This article describes the design of a mmWave phased array antenna test system that can be integrated with a handler for mass production over-the-air (OTA) testing. The test system dramatically speeds the measurement of beamforming systems.

Figure 1

Figure 1 AIP system construction.

A phased array antenna aggregates many antenna elements to form a large array that uses beamforming to increase the directional gain, with the effective isotropic radiated power (EIRP) characterizing the power and reach of the phased array. The directional gain compensates for signal fading, enabling applications to benefit from mmWave’s high bandwidth and low latency. As such, phased arrays have been widely adopted for 5G and satcom applications, with MIMO, multi-user MIMO (MU-MIMO) and massive MIMO (mMIMO) architectures enabled by beamforming and beam steering technologies to increase network capacity and improve the user’s experience.

To minimize size and achieve the best performance, many systems adopt the compact antenna-in-package (AiP) architecture, where the phased array antenna and components such as beamformers, power amplifiers and up- and down-converters are all integrated (see Figure 1). The only way to test a mmWave AiP system is OTA, since the AiP system is a single, compact package with many RF channels and no RF connectors at the antenna elements. Beam steering is a key factor for successful performance. To guarantee beam steering performance, OTA testing must evaluate the AiP’s characteristics, such as radiation pattern and the relative gain and phase of the elements.


Figure 2

Figure 2 Direct far-field test setup.

With the adoption of 5G and satcom, more systems and devices are moving to mmWave frequencies. Depending on the system architecture and antenna design, devices for these applications have varying sizes and shapes; OTA measurement of the antenna system requires an anechoic test chamber, where the size of the chamber depends on the size of the device. For 5G systems, several measurement options are defined by 3GPP:

Far-Field Measurement Options

The 3GPP TR 38.810 specification defines the direct far-field (DFF) technique, which requires a minimum measurement distance (see Figure 2), where the spherical wave from the source is transformed into a plane wave for radiation pattern measurements. The DFF method generally requires larger test chambers based on the diameter and operating wavelength of the AiP module. For example, a 28 GHz device with an antenna dimension of 15 cm requires a 4.2 m chamber to achieve far-field measurements. The larger the chamber, the higher the cost, the greater the space and added test time due to the mechanical operation of the chamber.

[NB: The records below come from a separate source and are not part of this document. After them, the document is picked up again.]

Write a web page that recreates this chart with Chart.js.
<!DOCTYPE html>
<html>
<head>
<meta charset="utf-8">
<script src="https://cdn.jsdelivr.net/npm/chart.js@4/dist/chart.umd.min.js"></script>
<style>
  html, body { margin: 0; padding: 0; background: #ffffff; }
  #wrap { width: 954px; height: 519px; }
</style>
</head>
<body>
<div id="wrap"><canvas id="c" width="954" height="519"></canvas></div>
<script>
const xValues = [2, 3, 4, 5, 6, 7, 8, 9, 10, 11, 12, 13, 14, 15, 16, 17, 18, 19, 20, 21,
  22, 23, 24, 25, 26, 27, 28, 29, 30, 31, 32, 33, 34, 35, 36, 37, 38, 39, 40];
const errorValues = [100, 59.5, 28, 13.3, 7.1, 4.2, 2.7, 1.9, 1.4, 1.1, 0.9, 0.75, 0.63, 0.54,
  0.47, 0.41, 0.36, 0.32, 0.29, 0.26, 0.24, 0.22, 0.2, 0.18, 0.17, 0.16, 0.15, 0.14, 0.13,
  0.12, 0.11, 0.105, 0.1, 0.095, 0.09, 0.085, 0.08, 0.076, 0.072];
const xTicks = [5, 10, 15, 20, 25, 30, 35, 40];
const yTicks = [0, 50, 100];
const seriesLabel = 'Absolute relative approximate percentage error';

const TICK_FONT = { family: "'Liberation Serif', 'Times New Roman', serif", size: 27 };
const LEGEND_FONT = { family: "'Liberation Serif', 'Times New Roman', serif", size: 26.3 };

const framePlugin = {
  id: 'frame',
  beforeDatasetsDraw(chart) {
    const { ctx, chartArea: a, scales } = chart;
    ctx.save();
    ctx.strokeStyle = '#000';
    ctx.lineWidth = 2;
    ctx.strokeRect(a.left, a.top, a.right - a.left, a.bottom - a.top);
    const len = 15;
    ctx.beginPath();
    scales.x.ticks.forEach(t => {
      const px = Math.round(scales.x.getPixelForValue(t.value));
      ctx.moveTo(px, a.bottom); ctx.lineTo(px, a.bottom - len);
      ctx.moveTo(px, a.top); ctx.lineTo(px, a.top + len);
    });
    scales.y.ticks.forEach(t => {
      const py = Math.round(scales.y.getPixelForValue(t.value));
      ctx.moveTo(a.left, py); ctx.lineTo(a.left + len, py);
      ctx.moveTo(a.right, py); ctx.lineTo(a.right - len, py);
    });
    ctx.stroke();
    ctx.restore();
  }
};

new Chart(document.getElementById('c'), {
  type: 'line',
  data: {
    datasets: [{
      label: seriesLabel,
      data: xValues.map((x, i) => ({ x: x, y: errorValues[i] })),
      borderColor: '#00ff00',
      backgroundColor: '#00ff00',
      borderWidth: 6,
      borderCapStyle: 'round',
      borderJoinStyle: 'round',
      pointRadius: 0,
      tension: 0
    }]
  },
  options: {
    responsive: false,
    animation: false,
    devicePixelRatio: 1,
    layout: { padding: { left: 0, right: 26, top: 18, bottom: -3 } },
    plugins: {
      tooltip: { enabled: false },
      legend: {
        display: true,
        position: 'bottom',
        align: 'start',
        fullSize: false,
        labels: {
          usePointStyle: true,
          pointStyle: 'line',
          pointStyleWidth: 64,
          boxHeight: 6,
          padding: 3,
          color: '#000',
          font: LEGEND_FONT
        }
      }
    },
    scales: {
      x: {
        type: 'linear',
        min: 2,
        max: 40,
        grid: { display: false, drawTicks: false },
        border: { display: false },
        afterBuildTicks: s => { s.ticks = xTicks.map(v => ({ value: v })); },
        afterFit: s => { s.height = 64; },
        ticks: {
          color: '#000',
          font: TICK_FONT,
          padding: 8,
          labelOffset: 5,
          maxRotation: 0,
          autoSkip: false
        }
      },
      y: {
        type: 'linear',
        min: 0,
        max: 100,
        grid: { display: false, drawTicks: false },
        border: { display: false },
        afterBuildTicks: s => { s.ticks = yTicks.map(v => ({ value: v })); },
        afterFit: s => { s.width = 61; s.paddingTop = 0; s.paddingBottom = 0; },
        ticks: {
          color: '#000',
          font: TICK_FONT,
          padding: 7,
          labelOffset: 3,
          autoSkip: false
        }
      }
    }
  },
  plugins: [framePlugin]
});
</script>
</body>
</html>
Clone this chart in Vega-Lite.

A compact antenna test range (CATR) uses the indirect far-field (IFF) method to reduce the size of the test chamber (see Figure 3). The CATR system uses a parabolic reflector to parallelize the wave from the feed horn to create a far-field test environment. Although the distance between the device under test (DUT) and the feed antenna is essentially halved, the entire CATR system still requires a chamber box of significant dimensions. In addition to chamber size, the CATR setup slows measurement time, typically taking 10 to 20 minutes.

To measure a 3D sphere radiation pattern, the testing methods for traditional DFF chambers and IFF CATR include rotating the DUT in azimuth and elevation to obtain full pattern measurements. This requires the DUT to be mounted on a rotating table stepped by electric motors, often taking hours to generate a complete 3D antenna pattern—with the potential for interference or other limitations caused by the motors.

Figure 3

Figure 3 Indirect far-field test setup using a CATR.

Figure 4

Figure 4 OTA testing using a horn antenna.

Horn Antenna Measurements

AiP testing using a horn antenna is faster and more cost-effective for mass production testing (see Figure 4). However, it only measures the total radiation peak power at a fixed angle. Even with three horn systems, each horn in a different position, the testing angles and dimensions are limited. Since the AiP is a phased array with many antenna elements, each with configurable gain and phase, only measuring the gain in a few directions yields uncertainty in assessing the antenna pattern and guaranteeing the performance of an AiP system.

OTA testing requires a stable and well-calibrated testing environment. As noted, available chamber-based test solutions provide comprehensive measurements, but the chamber is bulky and costly, and the tests are time consuming. The rotation of the turntable is slow, susceptible to interference and may be limited. This doesn’t make sense for production lines. While the horn test approach is widely adopted in production, assessing the spatial coverage of the AiP is a significant gap.